|Title:||Gang nach Canossa. Ein Mann, ein Ziel, ein Abenteuer. [Walk to Canossa. One man, one goal, one adventure.]|
|Destination:||Hamburg to Northern Italy|
[please note: I don’t think that there is an English edition available yet.]
The story: DG is a young German TV journalist, probably best known for his subtle use of humor in revealing political misgivings. After having done a show about different places in the world, he decides to walk from his home near Hamburg to the castle of Canossa in Northern Italy.
Canossa means redemption
Now there is a certain meaning to the expression of “walking to Canossa”. It was in the 11th century, when the pope and a certain King named Henry IV had a massive argument, which lead to Henry having to apologize to the pope at his residence in Canossa. Ever since that day, walking to Canossa really means: looking for redemption.
Dennis Gastmann chasing the absurd
The book is both fun and easy to read. DG walks around, isn’t too stubborn to refuse a ride when the going gets rough, and he has a charming way of telling us about it all.

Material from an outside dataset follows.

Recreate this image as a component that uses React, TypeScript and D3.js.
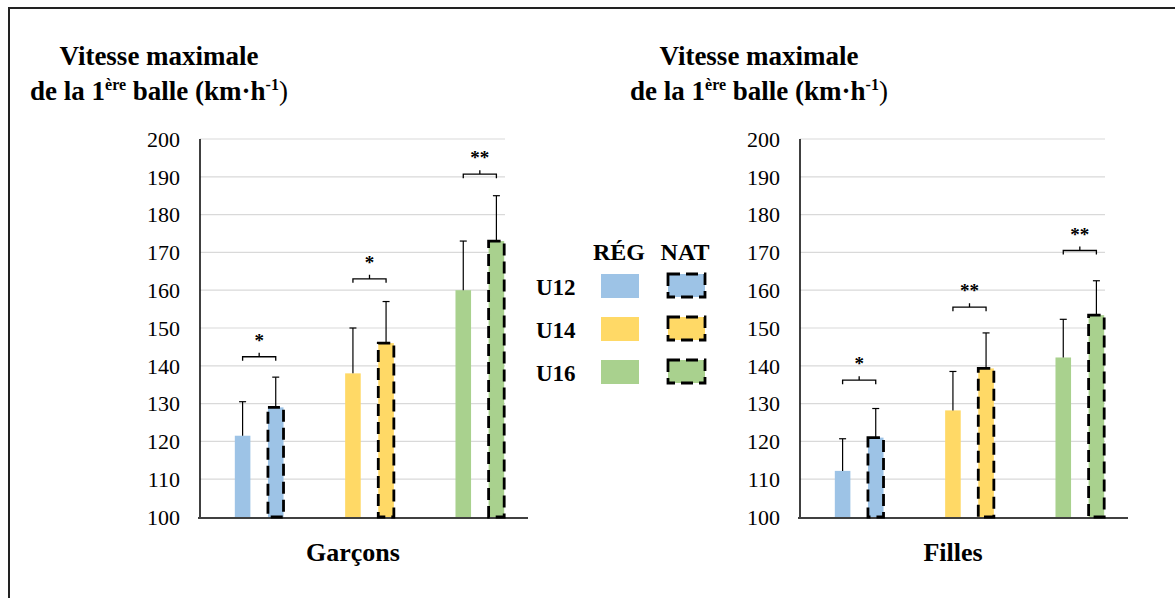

During the course of his travels, he seems to deliberately go to places that promise to be comical or absurd. He visits the Jehova’s witnesses in their headquarters. Does a survival training. Hangs out at the stock exchange in Frankfurt. And that’s just to name a few. But apart from episodes like these (which sometimes might feel a bit “forced”), DG also tells us something about his own feelings, and he does so in a rather quiet, contemplative voice. I found that very nice.
more fun than King Henry
So where is the redemption in all this? The truth about this book can’t be found in its title, but rather in its subtitle. “One man, one goal, one adventure.” You’re not going to find excessive amounts of soul searching, but rather a young guy who is looking for an adventure. If you liked Hape Kerkeling‘s walk along the Camino or Nigel Barley‘s tales from Africa, then this one might be just the right thing for you. A good book!